Yesterday, I wrote about how smartwatches would be a sustaining innovation relative to the watchmaking industry, but instead by a disruptive innovation relative to the smartphone industry.
To illustrate my point, I described how smartphones were a sustaining innovation (and not disruptive) to the mobile handset industry, and how smartphones were instead disruptive to PCs.
Since many people will understandably have an issue with smartwatches disrupting smartphones, I think I should go into a bit more detail. Instead of going into logic, I will give my understanding of what happened when the iPhone entered the market (Christensen’s mistake) and examine the parallels with the Apple Watch.
- Smartphones did not disrupt the mobile phone market: Many people think that the iPhone disrupted the mobile phone market. Disruption means that new entrants successfully displaced the incumbents. While this is certainly true that one entrant, Apple, gained 8.4% market share of total mobile phones, if you look at the other players, the mobile phone market is still mostly comprised of incumbent companies that used to sell feature phones. These companies were fortunate that Google provided Android for free, so that they could easily and quickly develop their own smartphones. Some may note that Blackberry and Palm almost completely disappeared. I would argue that if you look at the total mobile phone market, they were never more than a small niche so they weren’t really incumbents at all. As for Nokia, they simply bet the company on the wrong horse. If they had chosen to use Android, there is little doubt that they would have still been a force to reckon with.
- Smartphones disrupted PCs: To understand this, you have to lump smartphones and PCs together to create a “personal compute market”. Ben Bajarin has done this, and the following chart shows what has happened. PCs have clearly been overrun, and importantly, neither Microsoft itself nor any of the PC OEMs (with the exception of Lenovo which is very agile at M&A) successfully made the transition to smartphones. This is what disruption looks like.
Here, I’d like to look at this in a bit more detail. The thing is that if we take a look at the mobile handset industry before and after the iPhone, there certainly has been movement in the dominating players. At first glance, it would look like there has been some kind of disruption. However, as I will point out below, the truth is that disruption came from cheap Asian manufacturers and not from Apple.
Source: Gartner 2007
Source: Gartner 2014
The Handset Industry Was Disrupted By East Asia
In the above tables, we see Nokia’s rapid decline and Samsung’s ascent. We also see Motorola and Sony Ericsson disappearing from the scene whereas LG maintained its position. Huawei, TCL, Xiaomi and other Chinese and Indian OEMs rose quickly.
This is the combination of a few of events;
- Korean manufacturers rapidly grew their presence, overtaking Western and Japanese firms. Korean companies simply made high quality devices and components cheaper than their rivals.
- Mobile handset users in both China and India exploded. To cater to these huge markets, homegrown companies sprung up and were successful. The rise of Chinese and Indian manufacturers is simply a result of the explosion of these markets.

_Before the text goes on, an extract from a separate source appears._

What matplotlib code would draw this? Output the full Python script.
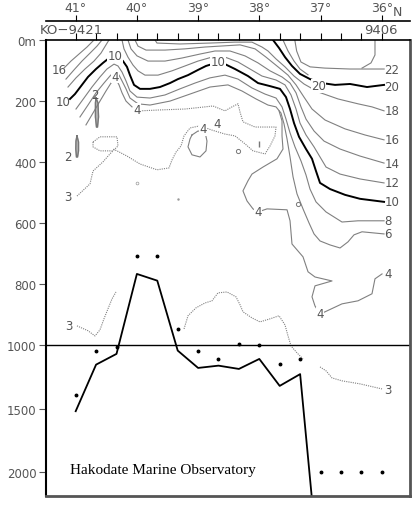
import matplotlib
matplotlib.use("Agg")
import matplotlib.pyplot as plt
import numpy as np

# stations KO-9421 ... KO-9406 (every 1/3 degree of latitude)
station_lat = [41.0, 40.667, 40.333, 40.0, 39.667, 39.333, 39.0, 38.667,
               38.333, 38.0, 37.667, 37.333, 37.0, 36.667, 36.333, 36.0]
obs_depth = [1393, 1046, 1009, 706, 706, 947, 1046, 1107,
             996, 999, 1146, 1107, 2000, 2000, 2000, 2000]
bottom_lat = station_lat[:13]
bottom_depth = [1520, 1152, 1067, 766, 788, 1041, 1178, 1160, 1186, 1107, 1320, 1227, 2930]

lat_ticks = [41, 40, 39, 38, 37, 36]
lat_labels = ['41°', '40°', '39°', '38°', '37°', '36°']
depth_ticks = [0, 200, 400, 600, 800, 1000, 1500, 2000]
depth_labels = ['0m', '200', '400', '600', '800', '1000', '1500', '2000']

# isotherms (lat, depth)
iso22 = [([37.42, 37.39, 37.32, 37.17, 36.93, 36.52, 36.19, 35.96],
          [0, 36, 72, 88, 92, 95, 95, 95]),
         ([36.11, 36.11, 36.175, 36.322], [0, 49, 75, 92]),
         ([37.613, 37.531, 37.433, 37.335, 37.204], [0, 36, 69, 95, 114])]
iso20 = [([37.776, 37.678, 37.580, 37.466, 37.335, 37.172, 36.976, 36.763, 36.518, 36.240, 35.962],
          [0, 26, 56, 85, 111, 128, 141, 147, 144, 154, 147])]
iso18 = [([39.704, 39.672, 39.296, 38.806, 38.397, 38.120, 37.956, 37.858, 37.727, 37.580,
           37.433, 37.270, 37.041, 36.714, 36.387, 36.159, 35.962],
          [0, 10, 13, 10, 7, 7, 23, 36, 62, 88, 118, 144, 170, 193, 209, 219, 232])]
iso16 = [([41.191, 41.077, 40.946, 40.815, 40.701], [92, 69, 46, 23, 0]),
         ([40.031, 39.982, 39.851, 39.541, 39.214, 38.887, 38.643, 38.315, 38.070, 37.891,
           37.694, 37.531, 37.400, 37.270, 37.139, 36.926, 36.600, 36.273, 35.962],
          [0, 20, 33, 33, 29, 23, 20, 16, 29, 56, 88, 115, 147, 187, 226, 262, 291, 311, 327])]
iso14 = [([41.159, 41.028, 40.897, 40.766, 40.652, 40.570], [128, 98, 69, 43, 20, 0]),
         ([40.146, 40.097, 39.998, 39.819, 39.541, 39.263, 38.969, 38.724, 38.479, 38.234, 38.021,
           37.825, 37.629, 37.498, 37.400, 37.319, 37.237, 37.106, 36.943, 36.681, 36.355, 35.962],
          [0, 29, 52, 69, 69, 59, 46, 36, 36, 52, 75, 101, 121, 141, 173, 219, 259, 298, 331,
           357, 380, 403])]
iso12 = [([41.126, 40.995, 40.848, 40.701, 40.587, 40.505, 40.456], [154, 124, 95, 69, 43, 16, 0]),
         ([40.243, 40.211, 40.146, 40.064, 39.982, 39.868, 39.655, 39.427, 39.214, 39.002, 38.773,
           38.561, 38.348, 38.152, 37.956, 37.727, 37.580, 37.482, 37.400, 37.335, 37.237, 37.106,
           37.008, 36.910, 36.681, 36.355, 35.962],
          [0, 29, 56, 82, 101, 115, 115, 101, 85, 69, 56, 56, 72, 95, 118, 131, 147, 180, 226, 272,
           311, 350, 383, 416, 439, 455, 468])]
iso10 = [([41.093, 41.012, 40.913, 40.799, 40.668, 40.554, 40.472, 40.374, 40.292, 40.227, 40.162,
           40.113, 40.047, 39.949, 39.786, 39.623, 39.459, 39.329, 39.165, 39.002, 38.871, 38.773,
           38.675, 38.561, 38.397, 38.185, 38.021, 37.825, 37.662, 37.564, 37.498, 37.433, 37.351,
           37.237, 37.139, 37.074, 37.008, 36.845, 36.600, 36.355, 35.962],
          [193, 177, 151, 121, 95, 75, 62, 52, 56, 69, 88, 115, 147, 160, 160, 154, 141, 128, 115,
           98, 85, 79, 72, 79, 95, 118, 141, 151, 160, 187, 226, 272, 317, 357, 389, 429, 468, 488,
           507, 520, 530])]
iso8 = [([40.995, 40.864, 40.734, 40.603, 40.489, 40.374, 40.309, 40.243, 40.178, 40.113, 39.998,
          39.786, 39.541, 39.296, 39.051, 38.806, 38.561, 38.348, 38.120, 37.907, 37.727, 37.629,
          37.564, 37.498, 37.417, 37.319, 37.237, 37.172, 37.074, 36.910, 36.649, 36.387, 35.962],
         [226, 190, 154, 121, 95, 79, 85, 105, 134, 167, 187, 190, 180, 160, 141, 124, 115, 128,
          157, 177, 190, 219, 259, 304, 350, 396, 442, 488, 530, 563, 596, 592, 592])]
iso6 = [([40.930, 40.799, 40.668, 40.538, 40.440, 40.358, 40.292, 40.243, 40.178, 40.113, 39.982,
          39.786, 39.459, 39.132, 38.806, 38.512, 38.283, 38.054, 37.858, 37.727, 37.646, 37.596,
          37.547, 37.498, 37.449, 37.384, 37.286, 37.188, 37.106, 37.008, 36.845, 36.681, 36.551,
          36.453, 36.322, 35.962],
         [252, 213, 173, 141, 118, 101, 115, 134, 160, 190, 209, 213, 200, 177, 154, 147, 167, 193,
          213, 219, 239, 275, 324, 383, 448, 504, 553, 599, 635, 658, 671, 681, 661, 638, 628, 635])]
iso4 = [([40.832, 40.717, 40.603, 40.505, 40.423, 40.342, 40.292, 40.243, 40.178, 40.080],
         [278, 239, 200, 167, 141, 128, 147, 173, 200, 219]),
        ([39.100, 39.002, 38.887, 38.855, 38.871, 38.969, 39.100, 39.165, 39.132, 39.100],
         [311, 298, 301, 331, 363, 383, 376, 350, 324, 311]),
        ([37.678, 37.629, 37.629, 37.613, 37.711, 37.940, 38.120, 38.185, 38.267, 38.201, 38.103,
          38.021, 37.874, 37.547, 37.498, 37.466, 37.286, 37.204, 37.090, 36.812, 37.090, 37.139,
          37.090, 37.008, 36.926, 36.649, 36.387, 36.159, 36.110, 35.995],
         [232, 265, 314, 357, 389, 416, 439, 461, 494, 527, 553, 563, 553, 556, 592, 668, 710, 759,
          776, 789, 805, 841, 871, 897, 890, 864, 854, 831, 782, 766])]
iso3 = [([39.949, 39.623, 39.214, 38.887, 38.757, 38.561, 38.446, 38.348, 38.315, 38.267, 38.070,
          37.727, 37.744, 37.825, 37.907, 38.103, 38.234, 38.397, 38.561, 38.773, 38.969, 39.132,
          39.230, 39.279, 39.361, 39.427, 39.476, 39.672, 39.949, 40.162, 40.325, 40.391],
         [232, 229, 226, 219, 216, 232, 219, 209, 236, 268, 285, 285, 314, 347, 373, 363, 340, 314,
          308, 295, 281, 288, 314, 347, 367, 393, 419, 425, 406, 380, 363, 357]),
        ([40.717, 40.603, 40.325, 40.309, 40.391, 40.603, 40.717, 40.717],
         [334, 317, 317, 347, 363, 363, 350, 334]),
        ([40.979, 40.766, 40.717, 40.554, 40.440, 40.391], [511, 471, 429, 399, 373, 363]),
        ([40.979, 40.799, 40.685, 40.603, 40.538, 40.472, 40.407, 40.342],
         [936, 952, 969, 949, 913, 880, 848, 825]),
        ([39.230, 39.165, 39.034, 38.887, 38.773, 38.675, 38.528, 38.381, 38.315, 38.267, 38.120,
          37.989, 37.825, 37.678, 37.580, 37.531, 37.482, 37.384, 37.286],
         [946, 903, 877, 861, 854, 828, 825, 841, 867, 890, 910, 923, 913, 903, 933, 969, 1004,
          1059, 1107]),
        ([37.008, 36.910, 36.812, 36.649, 36.355, 35.995], [1170, 1201, 1257, 1280, 1304, 1344])]
iso2 = [([40.668, 40.636, 40.627, 40.644, 40.660, 40.677, 40.677, 40.668],
         [190, 206, 252, 285, 285, 252, 206, 190]),
        ([40.979, 40.954, 40.954, 40.970, 40.987, 40.998, 40.995, 40.979],
         [314, 334, 363, 383, 383, 357, 331, 314])]

# isotherm labels: text, lat, depth, sits on the line
iso_labels = [('22', 35.832, 95, False), ('20', 35.832, 151, False), ('20', 37.03, 150, True),
              ('18', 35.832, 232, False), ('16', 35.832, 327, False), ('16', 41.273, 98, False),
              ('14', 35.832, 403, False), ('12', 35.832, 468, False), ('10', 35.832, 530, False),
              ('10', 41.208, 203, False), ('10', 40.36, 52, True), ('10', 38.675, 69, True),
              ('8', 35.897, 592, False), ('6', 35.897, 635, False), ('4', 35.897, 763, False),
              ('4', 37.008, 897, True), ('4', 38.021, 563, True), ('4', 38.69, 275, False),
              ('4', 38.92, 291, True), ('4', 39.998, 229, True), ('4', 40.358, 118, True),
              ('2', 40.685, 177, False), ('2', 41.126, 380, False), ('3', 41.126, 514, False),
              ('3', 41.11, 936, False), ('3', 35.897, 1352, False)]

K = 0.4144  # below 1000 m the depth axis is compressed


def fwd(d):
    d = np.asarray(d, dtype=float)
    return np.where(d <= 1000, d, 1000 + (d - 1000) * K)


def inv(v):
    v = np.asarray(v, dtype=float)
    return np.where(v <= 1000, v, 1000 + (v - 1000) / K)


fig = plt.figure(figsize=(4.18, 5.06), dpi=100)
ax = fig.add_axes([46 / 418, 9 / 506, 364 / 418, 456 / 506])
ax.set_yscale('function', functions=(fwd, inv))
ax.set_xlim(41.485, 35.538)
ax.set_ylim(2190, 0)

thin = dict(color='#808080', lw=0.8)
thick = dict(color='black', lw=1.4)
for segs in (iso22, iso18, iso16, iso14, iso12, iso8, iso6, iso4):
    for la, de in segs:
        ax.plot(la, de, **thin)
for segs in (iso20, iso10):
    for la, de in segs:
        ax.plot(la, de, **thick)
for la, de in iso3:
    ax.plot(la, de, color='#808080', lw=0.8, ls=(0, (1, 1)))
for la, de in iso2:
    ax.plot(la, de, color='#777777', lw=1.0)
    ax.fill(la, de, color='#bbbbbb')

# small closed features
ax.plot([38.348, 37.368], [363, 537], 'o', ms=3, mfc='none', mec='#777777', mew=0.7)
ax.plot([38.005], [340], marker='|', ms=4, color='#777777')
ax.plot([39.998], [468], 'o', ms=2, mfc='none', mec='#999999', mew=0.5)
ax.plot([39.329], [520], '.', ms=1.5, color='#999999')

for txt, la, de, on_line in iso_labels:
    kw = dict(facecolor='white', edgecolor='none', pad=0.2) if on_line else None
    ax.text(la, de, txt, fontsize=8.5, color='#555555', ha='center', va='center',
            bbox=kw, zorder=5)

# sea bottom and deepest observations
ax.axhline(1000, color='black', lw=1.0)
ax.plot(bottom_lat, bottom_depth, color='black', lw=1.3)
ax.plot(station_lat, obs_depth, 'o', ms=1.8, color='black')

ax.text(0.066, 0.059, 'Hakodate Marine Observatory', transform=ax.transAxes,
        family='Liberation Serif', fontsize=11, va='center', ha='left')

# axes
ax.set_yticks(depth_ticks)
ax.set_yticklabels(depth_labels)
ax.yaxis.set_minor_locator(plt.NullLocator())
ax.tick_params(axis='y', direction='out', length=5, width=0.8, color='#555555',
               labelsize=8.5, labelcolor='#555555', pad=2)
ax.set_xticks(station_lat)
ax.tick_params(axis='x', top=True, bottom=False, labeltop=False, labelbottom=False,
               direction='out', length=5, width=0.8, color='black')
ax.spines['left'].set_linewidth(1.5)
ax.spines['top'].set_linewidth(1.2)
for side in ('right', 'bottom'):
    ax.spines[side].set_linewidth(2.0)
    ax.spines[side].set_color('#555555')

sec = ax.secondary_xaxis(1 + 19 / 456)
sec.set_xticks(lat_ticks)
sec.set_xticklabels(lat_labels)
sec.tick_params(direction='out', length=4, width=0.8, labelsize=9, labelcolor='#555555', pad=1)
sec.spines['top'].set_linewidth(1.2)
fig.text(393 / 418, 1 - 12 / 506, 'N', fontsize=9, color='#555555', ha='left', va='center')
fig.text(40 / 418, 1 - 31 / 506, 'KO−9421', fontsize=9.5, color='#555555', ha='left', va='center')
fig.text(381 / 418, 1 - 31 / 506, '9406', fontsize=9.5, color='#555555', ha='center', va='center')

fig.savefig('out.png', dpi=100)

- Nokia made a very large bet on the wrong technology. Nokia correctly understood that it would not be able to differentiate if it went with Android. However, there was not yet a good alternative OS so Nokia decided to bet on Windows phone in the hope that it would arrive in time. It didn’t. I’m sure that few people would disagree that Nokia would still be relevant if they had adopted Android.
Regarding item 1), this is exactly what Japan did in the 1960s and 1970s, disrupting US electronics and automobile manufacturers. Emerging industrialised nations capitalise on cheap labour and new factories to create high quality products at low cost. Just as Japan initially started out as a cheap, low-quality manufacturer, but quickly moved up the ladder to become a high-quality one, so has Korea in the last decade. The rise of Samsung in particular is simply a consequence of this.
The role of Apple in this is that it created a shake-up. It created a fast changing environment where every company was scrambling to produce a device capable of competing with the iPhone. These environments typically favour quick-moving entrants which have nothing to lose. In the case of Japanese electronics companies, it was the transition to transistors that shook up the environment. In automobiles, it was the oil shock that shifted attention to more efficient cars. Likewise, the iPhone did not directly disrupt the phone industry but instead created a volatile situation which the Koreans could then exploit.
Regarding item 2), this is again very obvious. When the vast majority of smartphone hardware is being made in China anyway, it is natural that Chinese firms would create their own brands. The iPhone has nothing to do with this.
Summary
- The iPhone did not disrupt the mobile phone industry.
- The mobile phone industry was disrupted from the low-end by Korean manufacturers which were climbing up the ladder from cheap, low-quality to cheap, high-quality.
- The iPhone only served as a catalyst for change. It did not directly influence the direction of the shift.